The New York Times had a little bit nice to say about Preacherman in a November 1975 article titled “Good Ole Boy,” about the trend of early 1970s trend of Southern-themed movies, calling this one a “C-grade, R-rated rewrite of ‘Elmer Gantry.'” The writer also explained this:
The film was made several years ago in North Carolina by a company hastily thrown together by a Charlotte movie distributor, Robert D. McClure.
“I had seen how well a couple of major studio films about the South had done,” Mr. McClure recalls, “so figured I could make me some money by doing a few myself, especially if I turned out action thrillers filled with classic car chases, a little spin, some ‘shine, some bigbellied sheriffs, the usual Southernisms.”
[ . . . ]
“The director had to come down from New York,” Mr. McClure says, because somebody had to know what to do. The shooting took 16 days—about a fourth the normal time — and we brought the whole thing in for less than $65,000, which would last Burt Reynolds and the ‘Gator’ cast about two days.
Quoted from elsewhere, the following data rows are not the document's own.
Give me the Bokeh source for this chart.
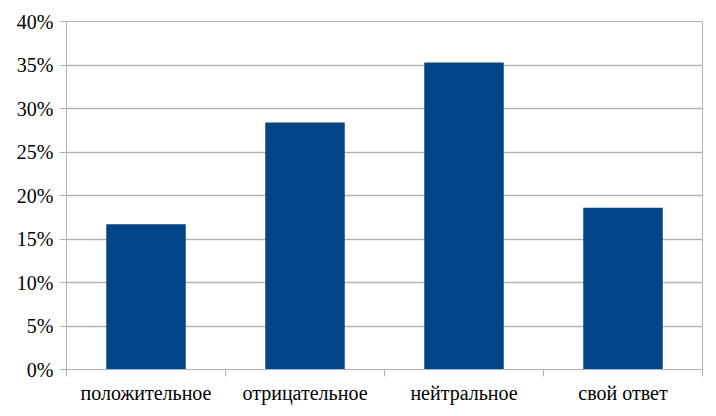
from bokeh.plotting import figure
from bokeh.models import ColumnDataSource, FixedTicker, NumeralTickFormatter, Range1d
from bokeh.embed import file_html
from bokeh.resources import INLINE

categories = ["положительное", "отрицательное", "нейтральное", "свой ответ"]
values = [0.167, 0.284, 0.353, 0.186]
y_ticks = [0.0, 0.05, 0.10, 0.15, 0.20, 0.25, 0.30, 0.35, 0.40]

xpos = [i + 0.5 for i in range(len(categories))]
src = ColumnDataSource(dict(x=xpos, top=values, cat=categories))

GRID = "#b3b3b3"
FONT = "Liberation Serif"

p = figure(width=716, height=416, output_backend="svg", toolbar_location=None,
           x_range=Range1d(0, len(categories)), y_range=Range1d(0, 0.40),
           min_border_left=66, min_border_right=14, min_border_top=21, min_border_bottom=47)

p.vbar(x="x", top="top", width=0.5, bottom=0, source=src, color="#004586", line_color=None)

p.outline_line_color = GRID
p.xgrid.visible = False
p.ygrid.grid_line_color = GRID
p.ygrid.grid_line_width = 1.5

# x axis: labels at centres, tick marks at category boundaries
p.xaxis.ticker = FixedTicker(ticks=xpos, minor_ticks=list(range(len(categories) + 1)))
p.xaxis.major_label_overrides = {x: c for x, c in zip(xpos, categories)}
p.xaxis.major_tick_out = 0
p.xaxis.major_tick_in = 0
p.xaxis.minor_tick_out = 7
p.xaxis.minor_tick_in = 0
p.xaxis.minor_tick_line_color = GRID
p.xaxis.axis_line_color = GRID
p.xaxis.major_label_standoff = 5

p.yaxis.ticker = FixedTicker(ticks=y_ticks)
p.yaxis.formatter = NumeralTickFormatter(format="0%")
p.yaxis.major_tick_out = 7
p.yaxis.major_tick_in = 0
p.yaxis.minor_tick_line_color = None
p.yaxis.major_tick_line_color = GRID
p.yaxis.axis_line_color = GRID
p.yaxis.major_label_standoff = 6

for ax in (p.xaxis, p.yaxis):
    ax.major_label_text_font = FONT
    ax.major_label_text_font_size = "20px"
    ax.major_label_text_color = "#000000"

open("out.html", "w").write(file_html(p, INLINE))
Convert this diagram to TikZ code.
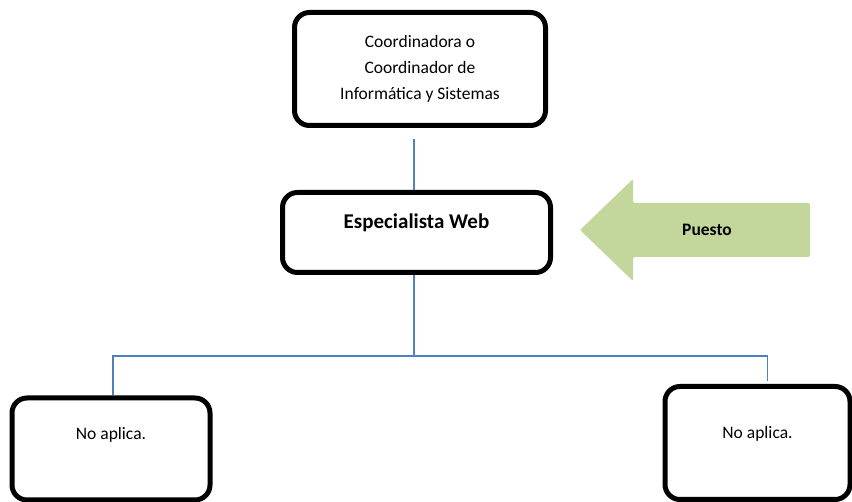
\documentclass[tikz,border=0pt]{standalone}
\usepackage{fontspec}
\setmainfont{Carlito}
\usepackage{tikz}
\usetikzlibrary{positioning}
\usepackage{xcolor}
\definecolor{linkblue}{HTML}{4F81BD}
\definecolor{puestogreen}{HTML}{C3D69B}

\begin{document}
\begin{tikzpicture}[x=1pt, y=-1pt, every node/.style={font=\fontsize{17.5}{26}\selectfont}]
\tikzstyle{block}=[rectangle, draw, line width=5pt, rounded corners=15pt, align=center]
\tikzstyle{link}=[draw=linkblue, line width=1.5pt]
\useasboundingbox (0,0) rectangle (852,502);
\node[block, minimum width=251pt, minimum height=113pt] (coord) at (420,69) {Coordinadora o\\Coordinador de\\Informática y Sistemas};
\node[block, minimum width=268pt, minimum height=80pt, text height=14pt, text depth=21pt, font=\fontsize{21}{26}\selectfont\bfseries] (web) at (416.5,232.5) {Especialista Web};
\node[block, minimum width=198pt, minimum height=102pt, text height=11.5pt, text depth=29.5pt] (noleft) at (111,449) {No aplica.};
\node[block, minimum width=185pt, minimum height=113pt, text height=11.5pt, text depth=19.5pt] (noright) at (757.5,443) {No aplica.};
\coordinate (split) at (414,356);
\draw[link, shorten <=11pt] (coord.south -| split) -- (web.north -| split);
\draw[link] (web.south -| split) -- (split);
\draw[link] (split) -| ([xshift=2pt]noleft.north);
\draw[link, shorten >=3pt] (split) -| ([xshift=10pt]noright.north);
\fill[puestogreen, rounded corners=2pt] (580,230) -- (633,179) -- (633,203) -- (810,203) -- (810,257) -- (633,257) -- (633,281) -- cycle;
\node[font=\fontsize{17.5}{26}\selectfont\bfseries] (puesto) at (707,230) {Puesto};
\end{tikzpicture}
\end{document}
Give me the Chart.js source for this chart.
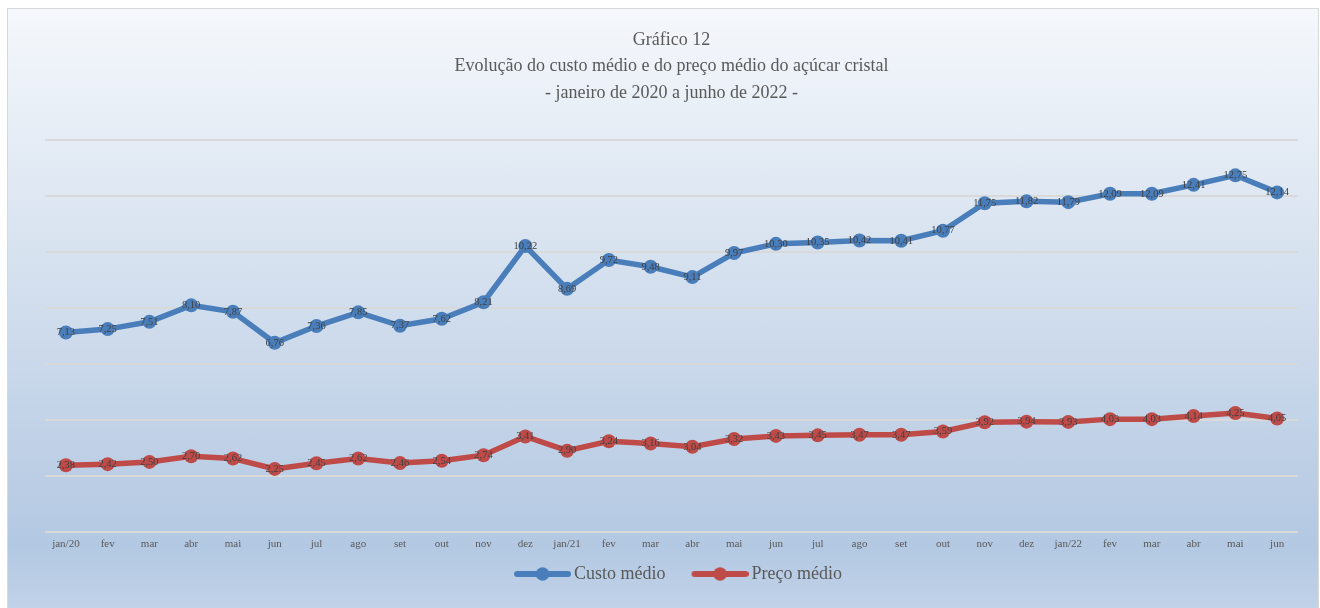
<!DOCTYPE html>
<html>
<head>
<meta charset="utf-8">
<script src="https://cdn.jsdelivr.net/npm/chart.js@4/dist/chart.umd.min.js"></script>
<style>
  html, body { margin: 0; padding: 0; background: #ffffff; }
  #frame {
    position: absolute; left: 7px; top: 8px; width: 1310px; height: 610px;
    border: 1.5px solid #d9d9d9;
    background: linear-gradient(to bottom, #f5f8fc 0%, #dbe5f1 35%, #b3c8e2 88%, #c3d4ea 100%);
  }
  #wrap { position: absolute; left: 0; top: 0; width: 1320px; height: 608px; }
</style>
</head>
<body>
<div id="frame"></div>
<div id="wrap"><canvas id="c" width="1320" height="608"></canvas></div>
<script>
const titleLines = ['Gráfico 12', 'Evolução do custo médio e do preço médio do açúcar cristal', '- janeiro de 2020 a junho de 2022 -'];
const categories = ['jan/20','fev','mar','abr','mai','jun','jul','ago','set','out','nov','dez',
  'jan/21','fev','mar','abr','mai','jun','jul','ago','set','out','nov','dez',
  'jan/22','fev','mar','abr','mai','jun'];
const custoMedio = [7.13,7.25,7.51,8.10,7.87,6.76,7.36,7.85,7.37,7.62,8.21,10.22,
  8.69,9.72,9.48,9.11,9.97,10.30,10.35,10.42,10.41,10.77,11.75,11.82,
  11.79,12.09,12.09,12.41,12.75,12.14];
const precoMedio = [2.38,2.42,2.50,2.70,2.62,2.25,2.45,2.62,2.46,2.54,2.74,3.41,
  2.90,3.24,3.16,3.04,3.32,3.43,3.45,3.47,3.47,3.59,3.92,3.94,
  3.93,4.03,4.03,4.14,4.25,4.05];
const seriesNames = ['Custo médio', 'Preço médio'];
const yMin = 0, yMax = 14, yStep = 2;

const BLUE = '#4a7ebb', RED = '#be4b48';
const SERIF = '"Liberation Serif", "Times New Roman", serif';

const LEG_PAD = 13, LEG_BLANK = 19, LEG_LINE = 57;
function legendMarker(color) {
  const W = LEG_LINE + LEG_BLANK, H = 16;
  const c = document.createElement('canvas');
  c.width = W; c.height = H;
  const g = c.getContext('2d');
  g.strokeStyle = color; g.lineWidth = 6; g.lineCap = 'round';
  g.beginPath(); g.moveTo(LEG_BLANK + 3, H / 2); g.lineTo(W - 3, H / 2); g.stroke();
  g.fillStyle = color;
  g.beginPath(); g.arc(LEG_BLANK + LEG_LINE / 2, H / 2, 6.8, 0, Math.PI * 2); g.fill();
  return c;
}
const markers = [legendMarker(BLUE), legendMarker(RED)];

const dataLabels = {
  id: 'dataLabels',
  afterDatasetsDraw(chart) {
    const ctx = chart.ctx;
    ctx.save();
    ctx.font = '10.5px ' + SERIF;
    ctx.fillStyle = '#404040';
    ctx.textAlign = 'center';
    ctx.textBaseline = 'middle';
    chart.data.datasets.forEach((ds, i) => {
      const meta = chart.getDatasetMeta(i);
      meta.data.forEach((pt, j) => {
        ctx.fillText(ds.data[j].toFixed(2).replace('.', ','), pt.x, pt.y);
      });
    });
    ctx.restore();
  }
};

new Chart(document.getElementById('c'), {
  type: 'line',
  data: {
    labels: categories,
    datasets: [
      { label: seriesNames[0], data: custoMedio, borderColor: BLUE, backgroundColor: BLUE,
        borderWidth: 5.5, pointRadius: 7, pointBorderWidth: 0, pointHoverRadius: 7, tension: 0 },
      { label: seriesNames[1], data: precoMedio, borderColor: RED, backgroundColor: RED,
        borderWidth: 5.5, pointRadius: 7, pointBorderWidth: 0, pointHoverRadius: 7, tension: 0 }
    ]
  },
  options: {
    responsive: false,
    animation: false,
    events: [],
    layout: { padding: { left: 45, right: 22, top: 0, bottom: 15 } },
    scales: {
      x: {
        offset: true,
        grid: { display: false, drawTicks: false },
        border: { display: false },
        ticks: { color: '#595959', font: { family: SERIF, size: 11 }, padding: 6, maxRotation: 0, autoSkip: false },
        afterFit(scale) { scale.height -= 5; }
      },
      y: {
        min: yMin, max: yMax,
        ticks: { display: false, stepSize: yStep },
        grid: { color: '#d9d9d9', lineWidth: 2, drawTicks: false },
        border: { display: false }
      }
    },
    plugins: {
      title: {
        display: true, text: titleLines, color: '#595959',
        font: { family: SERIF, size: 18, weight: 'normal', lineHeight: 1.47 },
        padding: { top: 27, bottom: 34 }
      },
      legend: {
        position: 'bottom',
        labels: {
          usePointStyle: true, pointStyleWidth: LEG_LINE + LEG_BLANK - 12,
          color: '#595959', font: { family: SERIF, size: 18 }, padding: LEG_PAD,
          generateLabels(chart) {
            return chart.data.datasets.map((ds, i) => ({
              text: ds.label, pointStyle: markers[i], fillStyle: ds.borderColor,
              strokeStyle: ds.borderColor, lineWidth: 0, hidden: false, datasetIndex: i, fontColor: '#595959'
            }));
          }
        }
      },
      tooltip: { enabled: false }
    }
  },
  plugins: [dataLabels]
});
</script>
</body>
</html>
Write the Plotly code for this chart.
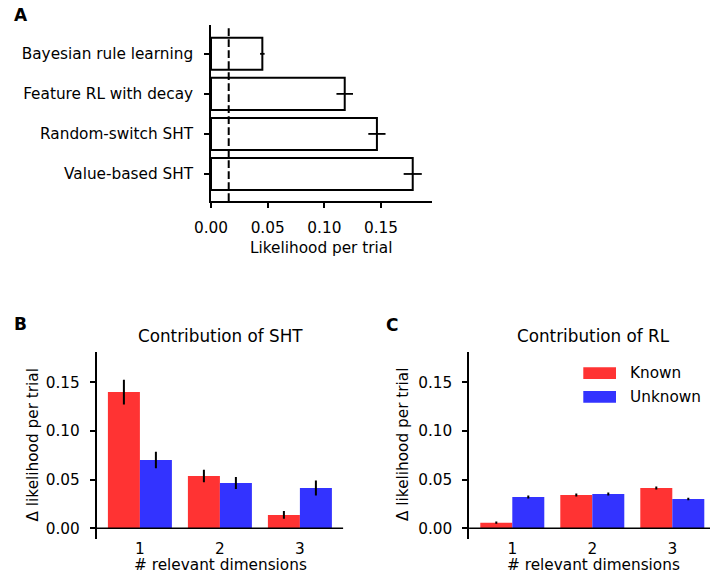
import plotly.graph_objects as go

# ---------------- data ----------------
models = ["Bayesian rule learning", "Feature RL with decay", "Random-switch SHT", "Value-based SHT"]
lik = [0.0453, 0.118, 0.1464, 0.178]
lik_err = [0.002, 0.0073, 0.0076, 0.008]
chance = 1 / 64
a_xticks = [0.0, 0.05, 0.10, 0.15]

dims = ["1", "2", "3"]
sht_known = [0.140, 0.0538, 0.0137]
sht_known_err = [0.0128, 0.0064, 0.004]
sht_unknown = [0.0702, 0.0466, 0.0414]
sht_unknown_err = [0.0086, 0.0062, 0.0077]
rl_known = [0.0058, 0.0342, 0.0414]
rl_known_err = [0.0012, 0.0015, 0.0015]
rl_unknown = [0.0322, 0.0353, 0.0301]
rl_unknown_err = [0.0015, 0.0015, 0.0012]
bc_yticks = [0.0, 0.05, 0.10, 0.15]

RED = "#FF3333"
BLUE = "#3333FF"
FONT = "DejaVu Sans"
FS = 15.3
W, H = 710, 575

def px(x):
    return x / W

def py(y):
    return 1 - y / H

pos = list(range(len(dims)))
fig = go.Figure()

# Panel A
fig.add_trace(go.Bar(
    y=list(range(len(models))), x=lik, orientation="h",
    marker=dict(color="white", line=dict(color="black", width=2)),
    error_x=dict(type="data", array=lik_err, color="black", thickness=1.8, width=0),
    xaxis="x", yaxis="y", showlegend=False,
))

# Panel B
fig.add_trace(go.Bar(x=pos, y=sht_known, name="Known", marker=dict(color=RED, line=dict(width=0)),
                     error_y=dict(type="data", array=sht_known_err, color="black", thickness=2, width=0),
                     xaxis="x2", yaxis="y2", showlegend=False))
fig.add_trace(go.Bar(x=pos, y=sht_unknown, name="Unknown", marker=dict(color=BLUE, line=dict(width=0)),
                     error_y=dict(type="data", array=sht_unknown_err, color="black", thickness=2, width=0),
                     xaxis="x2", yaxis="y2", showlegend=False))
# Panel C
fig.add_trace(go.Bar(x=pos, y=rl_known, name="Known", marker=dict(color=RED, line=dict(width=0)),
                     error_y=dict(type="data", array=rl_known_err, color="black", thickness=2, width=0),
                     xaxis="x3", yaxis="y3", showlegend=False))
fig.add_trace(go.Bar(x=pos, y=rl_unknown, name="Unknown", marker=dict(color=BLUE, line=dict(width=0)),
                     error_y=dict(type="data", array=rl_unknown_err, color="black", thickness=2, width=0),
                     xaxis="x3", yaxis="y3", showlegend=False))

axis_common = dict(showgrid=False, zeroline=False, linecolor="black", linewidth=1.6,
                   tickcolor="black", tickwidth=1.6, ticklen=5, automargin=False,
                   tickfont=dict(family=FONT, size=FS, color="black"))

a_xmax = (432 - 211) / 1133.3
fig.update_layout(
    template="none",
    width=W, height=H, margin=dict(l=0, r=0, t=0, b=0, autoexpand=False),
    paper_bgcolor="white", plot_bgcolor="white",
    barmode="group", bargap=0.2, bargroupgap=0,
    font=dict(family=FONT, size=FS, color="black"),
    xaxis=dict(domain=[px(211), px(432)], anchor="y", range=[0, a_xmax],
               tickvals=a_xticks, ticktext=[f"{v:.2f}" for v in a_xticks],
               showline=True, ticks="outside", ticklabelstandoff=7, **axis_common),
    yaxis=dict(domain=[py(201), py(25)], anchor="x", range=[3.675, -0.72],
               tickvals=list(range(len(models))), ticktext=models,
               showline=True, ticks="outside", ticklabelstandoff=8, **axis_common),
    xaxis2=dict(domain=[px(96.7), px(343.1)], anchor="y2", range=[-0.54, 2.54],
                tickvals=pos, ticktext=dims, ticklabelstandoff=-2,
                showline=False, ticks="", **axis_common),
    yaxis2=dict(domain=[py(539.3), py(351.7)], anchor="x2", range=[-0.0113, 0.1815],
                tickvals=bc_yticks, ticktext=[f"{v:.2f}" for v in bc_yticks],
                showline=True, ticks="outside", ticklabelstandoff=7, **axis_common),
    xaxis3=dict(domain=[px(469.1), 1.0], anchor="y3", range=[-0.54, (710 - 512.3) / 80],
                tickvals=pos, ticktext=dims, ticklabelstandoff=-2,
                showline=False, ticks="", **axis_common),
    yaxis3=dict(domain=[py(539.3), py(351.7)], anchor="x3", range=[-0.0113, 0.1815],
                tickvals=bc_yticks, ticktext=[f"{v:.2f}" for v in bc_yticks],
                showline=True, ticks="outside", ticklabelstandoff=7, **axis_common),
)

shapes = [
    dict(type="line", xref="x", yref="y domain", x0=chance, x1=chance, y0=0, y1=1,
         line=dict(color="black", width=2, dash="7.7px,3.3px")),
    dict(type="line", xref="x2 domain", yref="y2", x0=0, x1=1, y0=0, y1=0,
         line=dict(color="black", width=1.6)),
    dict(type="line", xref="x3 domain", yref="y3", x0=0, x1=1, y0=0, y1=0,
         line=dict(color="black", width=1.6)),
    # legend patches
    dict(type="rect", xref="paper", yref="paper", x0=px(583.3), x1=px(616), y0=py(379), y1=py(367.3),
         fillcolor=RED, line=dict(width=0)),
    dict(type="rect", xref="paper", yref="paper", x0=px(583.3), x1=px(616), y0=py(402.7), y1=py(391),
         fillcolor=BLUE, line=dict(width=0)),
]
fig.update_layout(shapes=shapes)

def ann(text, x, y, size=FS, xanchor="center", bold=False, angle=0):
    return dict(text=f"<b>{text}</b>" if bold else text, x=px(x), y=py(y), xref="paper", yref="paper",
                xanchor=xanchor, yanchor="middle", showarrow=False, textangle=angle,
                font=dict(family=FONT, size=size, color="black"))

annotations = [
    ann("A", 20.8, 14.5, size=17, bold=True),
    ann("B", 20.3, 324, size=17, bold=True),
    ann("C", 392, 325, size=17, bold=True),
    ann("Likelihood per trial", 320.8, 248),
    ann("Contribution of SHT", 220.8, 335.5, size=16.8),
    ann("Contribution of RL", 593, 335.5, size=16.8),
    ann("# relevant dimensions", 221, 565),
    ann("# relevant dimensions", 593.3, 565),
    ann("Δ likelihood per trial", 32.5, 445, angle=-90),
    ann("Δ likelihood per trial", 403, 445, angle=-90),
    ann("Known", 628, 373, xanchor="left"),
    ann("Unknown", 628, 397, xanchor="left"),
]
fig.update_layout(annotations=annotations)

fig.write_html("out.html", config={"displayModeBar": False},
               post_script="document.body.style.margin='0';document.body.style.overflow='hidden';")
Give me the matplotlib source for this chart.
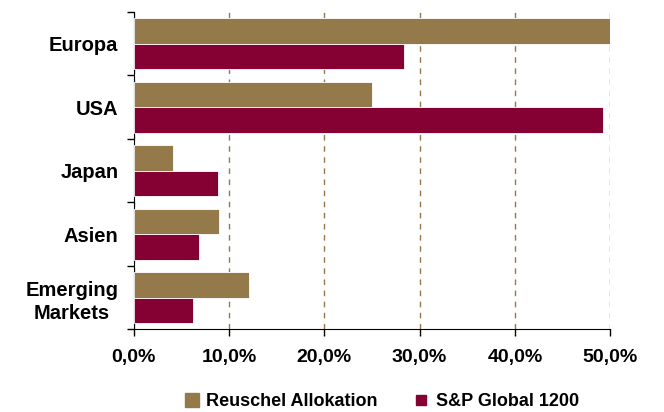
import numpy as np
import matplotlib.pyplot as plt
from matplotlib.lines import Line2D
from matplotlib.ticker import FuncFormatter

plt.rcParams['font.family'] = ['Liberation Sans', 'DejaVu Sans']

regions = ['Europa', 'USA', 'Japan', 'Asien', 'Emerging\nMarkets']
reuschel = [50.0, 25.0, 4.1, 8.95, 12.05]
sp_global = [28.4, 49.2, 8.9, 6.85, 6.2]
series_names = ['Reuschel Allokation', 'S&P Global 1200']

gold = '#947A4A'
red = '#850033'

fig = plt.figure(figsize=(6.64, 4.12), dpi=100)
ax = fig.add_axes([0.2013, 0.2007, 0.9190 - 0.2013, 0.9709 - 0.2007])

y = np.arange(len(regions))
h = 0.4
ax.barh(y - h / 2, reuschel, height=h, color=gold, edgecolor='white', linewidth=0.6, zorder=3)
ax.barh(y + h / 2, sp_global, height=h, color=red, edgecolor='white', linewidth=0.6, zorder=3)

ax.set_xlim(0, 50)
ax.set_ylim(len(regions) - 0.5, -0.5)
ax.set_xticks([0, 10, 20, 30, 40, 50])
ax.xaxis.set_major_formatter(FuncFormatter(lambda v, p: f'{v:.1f}%'.replace('.', ',')))
ax.set_yticks(y)
ax.set_yticklabels(regions, fontsize=14.5, fontweight='bold', multialignment='center',
                   linespacing=1.3)
ax.set_yticks(np.arange(len(regions) + 1) - 0.5, minor=True)
ax.tick_params(axis='y', which='major', length=0, pad=11)
ax.tick_params(axis='y', which='minor', length=5, width=1, direction='out')
ax.tick_params(axis='x', length=5, width=1, direction='out', labelsize=14, pad=9)
for lab in ax.get_xticklabels():
    lab.set_fontweight('bold')

ax.grid(axis='x', color=gold, linestyle=(0, (4, 4)), linewidth=1, zorder=0)
ax.spines['top'].set_visible(False)
ax.spines['right'].set_visible(False)

handles = [Line2D([], [], marker='s', linestyle='', markersize=10, color=gold),
           Line2D([], [], marker='s', linestyle='', markersize=7, color=red)]
leg = fig.legend(handles, series_names, loc='lower center', bbox_to_anchor=(0.575, -0.035),
                 ncol=2, frameon=False, prop={'weight': 'bold', 'size': 13},
                 handlelength=0.8, handletextpad=0.4, columnspacing=2.0)

fig.savefig('out.png', dpi=100)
However, as a person who likes bad movies for their bad-ness, this one bothered and bored even me. The only thing Southern about Preacherman is the desire to interpret something that its writers and directors didn’t understand. Not only are the portrayals of backwater hicks as cardboard as can be, there’s another element of Southern culture that is totally missing: race. There are no black people in this film at all.
If we say that Preacherman was just made as a throwaway moneymaker, I could see the throwaway part, but not the moneymaker. If this movie really grossed five-million dollars, like The New York Times said, there were a lot of pissed-off people leaving American theaters that year.